The Story of Jack 'O Lantern


The Story of Jack 'O Lantern

     Pumpkins are carved into Jack O'Lanterns for Halloween. We bake them into Pumpkin pie. Tales of terror have used pumpkins to create an eerie atmosphere. How did the pumpkin become associated with Halloween? Well the answer is in the tale of an unfortunate soul named Jack. Here are just a couple of variations of the story.

      Legend tells us that a blacksmith named Jack made a pack with the Devil, giving his soul in return for mastery of his trade. One day, a saint named Peter came to Jack and offered him three wishes, hoping that he would choose wisely and save his soul. Jack instead used the tree wishes to trick the devil. When his time on earth was up, neither God nor the Devil would have anything to do with him. So, Jack scooped up some coal from  the fires of Hell and placed them in the turnip that he was carrying. He uses the lantern to light his way, and roams the earth until his judgment day.

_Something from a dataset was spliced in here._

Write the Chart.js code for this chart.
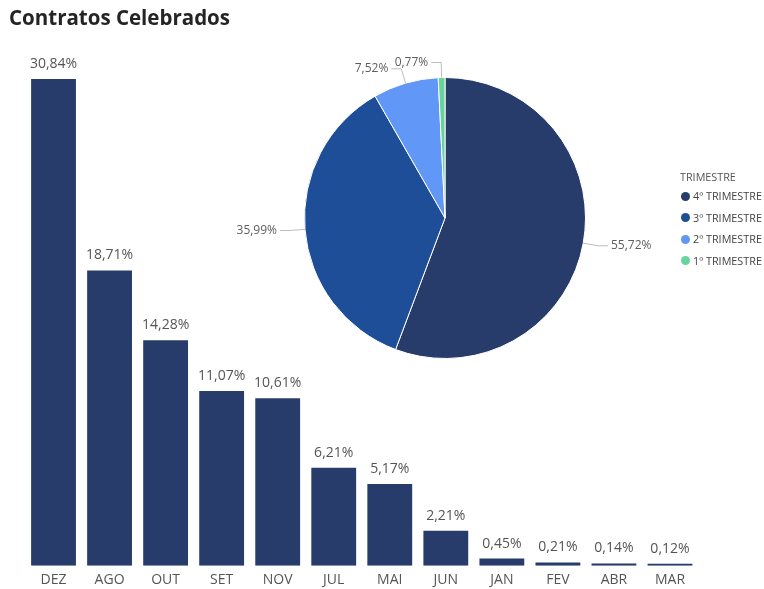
<!DOCTYPE html>
<html>
<head>
<meta charset="utf-8">
<script src="https://cdn.jsdelivr.net/npm/chart.js@4/dist/chart.umd.min.js"></script>
<style>
  html, body { margin:0; padding:0; background:#fff; width:764px; height:589px; overflow:hidden; }
  #wrap { position:relative; width:764px; height:589px; }
  #title { position:absolute; left:9px; top:3px; font:bold 20.5px "Open Sans", sans-serif; color:#252423; }
  canvas { position:absolute; left:0; top:0; }
  #legend { position:absolute; left:680px; top:168px; font:10.8px "Open Sans", sans-serif; color:#444; }
  #legend .t { height:17px; line-height:17px; color:#555; }
  #legend .it { height:21.5px; line-height:21.5px; position:relative; padding-left:13px; margin-left:0; }
  #legend .dot { position:absolute; left:1px; top:6.5px; width:9px; height:9px; border-radius:50%; }
</style>
</head>
<body>
<div id="wrap">
  <canvas id="bars" width="764" height="600"></canvas>
  <canvas id="pie" width="764" height="589"></canvas>
  <div id="title">Contratos Celebrados</div>
  <div id="legend"></div>
</div>
<script>
const months = ['DEZ','AGO','OUT','SET','NOV','JUL','MAI','JUN','JAN','FEV','ABR','MAR'];
const monthShares = [30.84, 18.71, 14.28, 11.07, 10.61, 6.21, 5.17, 2.21, 0.45, 0.21, 0.14, 0.12];
const quarters = ['4º TRIMESTRE','3º TRIMESTRE','2º TRIMESTRE','1º TRIMESTRE'];
const quarterShares = [55.72, 35.99, 7.52, 0.77];
const legendTitle = 'TRIMESTRE';

const barColor = '#283c6b';
const quarterColors = ['#283c6b', '#1f4e98', '#6197f7', '#66d49c'];

const fmt = v => v.toFixed(2).replace('.', ',') + '%';

const barLabels = {
  id: 'barLabels',
  afterDatasetsDraw(chart) {
    const ctx = chart.ctx;
    const meta = chart.getDatasetMeta(0);
    ctx.save();
    ctx.font = '14px "Open Sans", sans-serif';
    ctx.fillStyle = '#555';
    ctx.textAlign = 'center';
    ctx.textBaseline = 'alphabetic';
    meta.data.forEach((bar, i) => {
      ctx.fillText(fmt(chart.data.datasets[0].data[i]), bar.x, bar.y - 11);
    });
    ctx.restore();
  }
};

new Chart(document.getElementById('bars'), {
  type: 'bar',
  data: {
    labels: months,
    datasets: [{ data: monthShares, backgroundColor: barColor, borderWidth: 0 }]
  },
  options: {
    responsive: false,
    devicePixelRatio: 1,
    animation: false,
    layout: { padding: { top: 79, left: 25.5, right: 66, bottom: 5.5 } },
    plugins: { legend: { display: false }, tooltip: { enabled: false } },
    scales: {
      x: {
        grid: { display: false, drawTicks: false, tickLength: 0 },
        border: { display: false },
        ticks: { padding: 6, color: '#555', font: { family: 'Open Sans', size: 14 } }
      },
      y: { display: false, min: 0, max: 30.84 }
    },
    datasets: { bar: { barPercentage: 0.8, categoryPercentage: 1 } }
  },
  plugins: [barLabels]
});

const pieLabels = {
  id: 'pieLabels',
  afterDatasetsDraw(chart) {
    const ctx = chart.ctx;
    const meta = chart.getDatasetMeta(0);
    ctx.save();
    ctx.font = '12px "Open Sans", sans-serif';
    ctx.textBaseline = 'middle';
    meta.data.forEach((arc, i) => {
      const mid = (arc.startAngle + arc.endAngle) / 2;
      const r = arc.outerRadius;
      const c = Math.cos(mid), s = Math.sin(mid);
      const x0 = arc.x + c * r, y0 = arc.y + s * r;
      const x1 = arc.x + c * (r + 15), y1 = arc.y + s * (r + 15);
      const dir = c >= 0 ? 1 : -1;
      const x2 = x1 + dir * 10;
      ctx.strokeStyle = '#bdbdbd';
      ctx.lineWidth = 1;
      ctx.beginPath();
      ctx.moveTo(x0, y0); ctx.lineTo(x1, y1); ctx.lineTo(x2, y1);
      ctx.stroke();
      ctx.fillStyle = '#605e5c';
      ctx.textAlign = dir > 0 ? 'left' : 'right';
      ctx.fillText(fmt(chart.data.datasets[0].data[i]), x2 + dir * 3, y1);
    });
    ctx.restore();
  }
};

new Chart(document.getElementById('pie'), {
  type: 'pie',
  data: {
    labels: quarters,
    datasets: [{ data: quarterShares, backgroundColor: quarterColors, borderColor: '#ffffff', borderWidth: 1 }]
  },
  options: {
    responsive: false,
    devicePixelRatio: 1,
    animation: false,
    layout: { padding: { left: 304, right: 178, top: 77, bottom: 230 } },
    plugins: { legend: { display: false }, tooltip: { enabled: false } }
  },
  plugins: [pieLabels]
});

const leg = document.getElementById('legend');
const t = document.createElement('div');
t.className = 't'; t.textContent = legendTitle; leg.appendChild(t);
quarters.forEach((q, i) => {
  const d = document.createElement('div');
  d.className = 'it';
  const dot = document.createElement('span');
  dot.className = 'dot'; dot.style.background = quarterColors[i];
  d.appendChild(dot);
  d.appendChild(document.createTextNode(q));
  leg.appendChild(d);
});
</script>
</body>
</html>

     The jack-o'-lantern once took the form of a carved turnip, the favored vegetable in Europe. The tradition was brought to America in the 1840s by Irish immigrants fleeing their country's potato famine. Since there was a lack of turnips in America and pumpkins were plentiful, the pumpkin was used instead.

      According to Irish folklore, a man named Jack, well known for his drunkenness and quick temper, got very drunk at a local pub on All Hallows Eve. As his life began to slip away the Devil appeared to claim Jack's soul. Jack, eager to stay alive, begged the Devil to let him have just one more drink before he died. The Devil agreed. Jack was short of money and asked the Devil if he wouldn't mind assuming the shape of a sixpence so Jack could pay for the drink. After the transaction the Devil could change back.

     Seeing how the Devil is quite gullible in almost all of these folk tales, he agreed again to help Jack out and changed himself into a sixpence. Jack immediately grabbed the coin and shoved it into his wallet, which just happened to have a cross-shaped catch on it. The Devil now imprisoned in the wallet screamed with rage and ordered Jack to release him.

     Jack agreed to free the Devil from his wallet if the Devil agreed not to bother Jack for a whole year. Again, the Devil agreed to Jack's terms. Realizing he now had a new lease on life, at least for a year, Jack decided to mend his ways. For a time Jack was good to his wife and children and began to attend church and give charity. Eventually Jack slipped back into his evil ways. The next All Hallows Eve, as Jack was heading home, the Devil appeared and demanded that Jack accompany him. Once again Jack, not too eager to die, distracted the devil by pointing to a nearby apple tree. Jack convinced the Devil to get an apple out of the tree and even offered to hoist the Devil up on his shoulders to help him get the apple. The Devil fooled once again by Jack, Climbed into the tree and plucked an apple. Jack took out a knife and carved a cross into the trunk of the tree. Trapped once again the Devil howled to be released, and told Jack he would give him 10 years of peace in exchange for his release. Jack, on the other hand, insisted the Devil never bother Jack again. The Devil agreed and was released.

     Almost a year later, Jack's body was unable to keep up with his evil ways and Jack died. When Jack tried to enter Heaven he was told that because of his meanness he would not be allowed into Heaven. When Jack attempted to gain entry into Hell, the Devil, still smarting from years of humiliation refused Jack admission. However, being the kind Devil that he was, the Devil threw Jack a piece of coal to help Jack find his way in the dark of limbo. Jack put the piece of coal into a turnip and it became known as a jack-o-lantern.

     On All Hallows Eve if you look you can still see Jack's flame burning dimly as he searches for a home.